# Requirements:
Please write out the lines of the data exactly, beginning with the first and ending with the line containing "const canvasRef = useRef<HTMLCanvasElement"; leave the pictures behind.

# Information supplied:
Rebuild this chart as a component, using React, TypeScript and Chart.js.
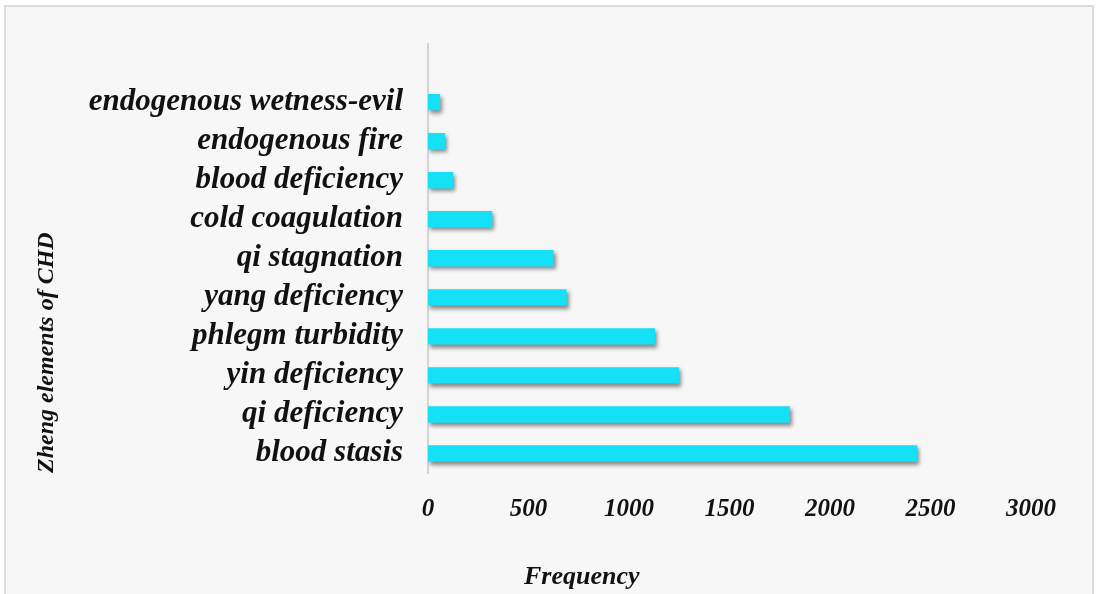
import { useEffect, useRef } from 'react';
import { Chart, registerables } from 'chart.js';

Chart.register(...registerables);

// Categories listed bottom-to-top (as in the source sheet)
const categories = [
  'blood stasis',
  'qi deficiency',
  'yin deficiency',
  'phlegm turbidity',
  'yang deficiency',
  'qi stagnation',
  'cold coagulation',
  'blood deficiency',
  'endogenous fire',
  'endogenous wetness-evil',
];
const frequencies = [2435, 1800, 1250, 1130, 690, 625, 320, 125, 85, 60];
const xTickValues = [0, 500, 1000, 1500, 2000, 2500, 3000];
const xTitle = 'Frequency';
const yTitle = 'Zheng elements of CHD';

const FONT = "'Liberation Serif', 'Times New Roman', serif";
const BAR_COLOR = '#14E1F6';

const barShadow = {
  id: 'barShadow',
  beforeDatasetsDraw(chart: any) {
    const ctx = chart.ctx;
    ctx.save();
    ctx.shadowColor = 'rgba(0,0,0,0.45)';
    ctx.shadowBlur = 4;
    ctx.shadowOffsetX = 2;
    ctx.shadowOffsetY = 3;
  },
  afterDatasetsDraw(chart: any) {
    chart.ctx.restore();
  },
};

export default function App() {
  const canvasRef = useRef<HTMLCanvasElement | null>(null);

  useEffect(() => {
    if (!canvasRef.current) return;
    const chart = new Chart(canvasRef.current, {
      type: 'bar',
      data: {
        datasets: [
          {
            label: 'Frequency',
            data: frequencies.map((v, i) => ({ x: v, y: i })),
            backgroundColor: BAR_COLOR,
            borderWidth: 0,
            categoryPercentage: 1,
            barPercentage: 0.42,
          },
        ],
      },
      plugins: [barShadow],
      options: {
        indexAxis: 'y',
        responsive: false,
        animation: false,
        layout: { padding: { left: 28, right: 67, top: 41, bottom: 0 } },
        plugins: {
          legend: { display: false },
          tooltip: { enabled: false },
          title: { display: false },
        },
        scales: {
          x: {
            type: 'linear',
            min: xTickValues[0],
            max: xTickValues[xTickValues.length - 1],
            afterBuildTicks: (scale: any) => {
              scale.ticks = xTickValues.map((v) => ({ value: v }));
            },
            afterFit: (scale: any) => {
              scale.height = 121;
            },
            grid: { display: false, drawTicks: false },
            border: { display: false },
            ticks: {
              padding: 22,
              color: '#111',
              callback: (v: any) => String(v),
              font: { family: FONT, size: 25, weight: 'bold', style: 'italic' },
            },
          },
          y: {
            type: 'linear',
            offset: false,
            min: -0.5,
            max: categories.length + 0.5,
            afterBuildTicks: (scale: any) => {
              scale.ticks = categories.map((_, i) => ({ value: i }));
            },
            afterFit: (scale: any) => {
              scale.width = 400;
            },
            grid: { display: false, drawTicks: false, offset: false },
            border: { display: true, color: '#d4d4d4', width: 2 },
            ticks: {
              padding: 25,
              color: '#111',
              callback: (v: any) => categories[v] ?? '',
              font: { family: FONT, size: 31, weight: 'bold', style: 'italic' },
            },
            title: {
              display: true,
              text: yTitle,
              align: 'start',
              color: '#111',
              padding: { top: 4, bottom: 4 },
              font: { family: FONT, size: 24, weight: 'bold', style: 'italic' },
            },
          },
        },
      } as any,
    });
    return () => chart.destroy();
  }, []);

  return (
    <div style={{ position: 'absolute', left: 0, top: 0, width: 1098, height: 594, overflow: 'hidden', background: '#ffffff' }}>
      <div
        style={{
          position: 'absolute',
          left: 4,
          top: 5,
          width: 1090,
          height: 600,
          boxSizing: 'border-box',
          border: '2px solid #dcdcdc',
          background: '#f7f7f7',
        }}
      />
      <canvas ref={canvasRef} width={1098} height={594} style={{ position: 'absolute', left: 0, top: 0 }} />
      <div
        style={{
          position: 'absolute',
          left: 524,
          top: 561,
          fontFamily: FONT,
          fontSize: 26,
          fontWeight: 'bold',
          fontStyle: 'italic',
          color: '#111',
          lineHeight: '30px',
          whiteSpace: 'nowrap',
        }}
      >
        {xTitle}
      </div>
    </div>
  );
}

# Response for this exercise:
Rebuild this chart as a component, using React, TypeScript and Chart.js.
import { useEffect, useRef } from 'react';
import { Chart, registerables } from 'chart.js';

Chart.register(...registerables);

// Categories listed bottom-to-top (as in the source sheet)
const categories = [
  'blood stasis',
  'qi deficiency',
  'yin deficiency',
  'phlegm turbidity',
  'yang deficiency',
  'qi stagnation',
  'cold coagulation',
  'blood deficiency',
  'endogenous fire',
  'endogenous wetness-evil',
];
const frequencies = [2435, 1800, 1250, 1130, 690, 625, 320, 125, 85, 60];
const xTickValues = [0, 500, 1000, 1500, 2000, 2500, 3000];
const xTitle = 'Frequency';
const yTitle = 'Zheng elements of CHD';

const FONT = "'Liberation Serif', 'Times New Roman', serif";
const BAR_COLOR = '#14E1F6';

const barShadow = {
  id: 'barShadow',
  beforeDatasetsDraw(chart: any) {
    const ctx = chart.ctx;
    ctx.save();
    ctx.shadowColor = 'rgba(0,0,0,0.45)';
    ctx.shadowBlur = 4;
    ctx.shadowOffsetX = 2;
    ctx.shadowOffsetY = 3;
  },
  afterDatasetsDraw(chart: any) {
    chart.ctx.restore();
  },
};

export default function App() {
  const canvasRef = useRef<HTMLCanvasElement | null>(null);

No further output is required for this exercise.